Paul Krugman does not disguise his aggressive approach to public life. The Princeton professor’s personal website carries this warning for readers: “With any luck, you will find many of these pieces extremely annoying. My belief is that if a column does not greatly upset a substantial number of people, the author has wasted the space.”

It is a dictum he has followed closely, even if to his cost. It is thought that he missed out on a senior role in the Clinton administration by giving too direct an answer about whether the president could balance the budget and afford healthcare reform. It was a resounding “no”.

“You have to be very good at people skills, biting your tongue when people say silly things,” Krugman said later.

He did serve on the White House Council of Economic Advisers during the Reagan administration. He has had more than 20 books published, and his hero is the British economist John Maynard Keynes.
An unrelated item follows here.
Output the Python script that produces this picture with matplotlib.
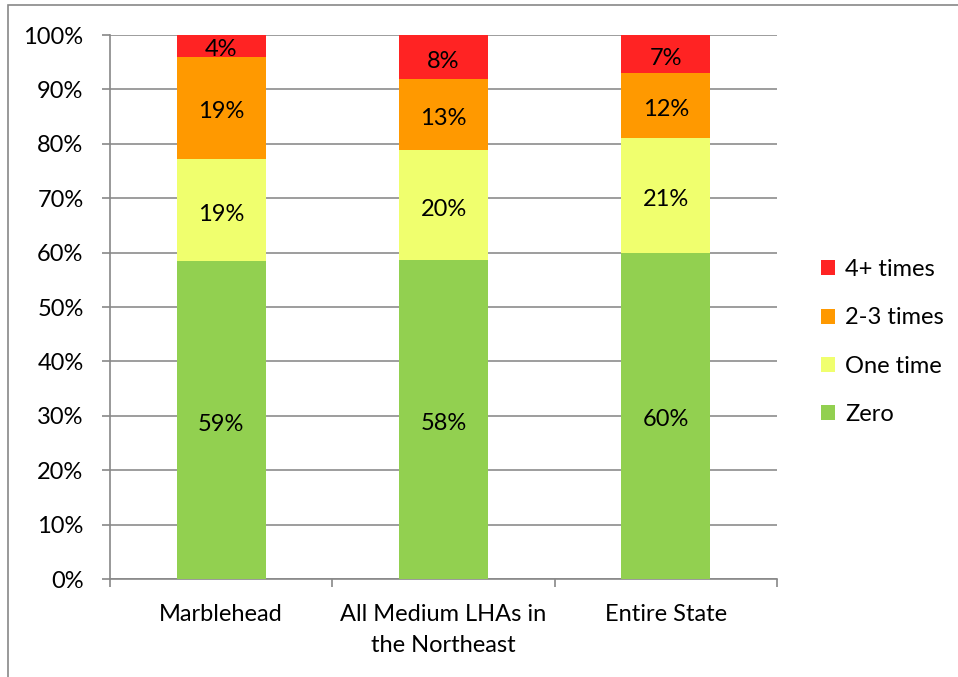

The collapse of the American banking system allowed Krugman to say that advocates of laissez-faire capitalism had got it wrong. “We’re all socialists now,” he said, calling for the government to “seize the commanding heights of the economy”.

Niall Ferguson has taken a similarly rugged approach to academia and public life, never afraid of a contrary approach. This runs through many of his general works — he argued that the British Empire was not a bad thing and that a de facto American-led empire could do even more good works.

The same approach runs through his economic histories. In his best known book, The Ascent of Money, he examined how good banking and financial systems eclipsed poor ones.

Unlike Krugman, he has been sceptical about the effectiveness of government programmes to fix the economic crisis. “My worry is that we end up with an over-reaction,” he said. “All this zeal for regulation actually grows out of a very faulty analysis. If deregulation were such a big problem, why was it that the most regulated entities, banks, caused the biggest trouble?”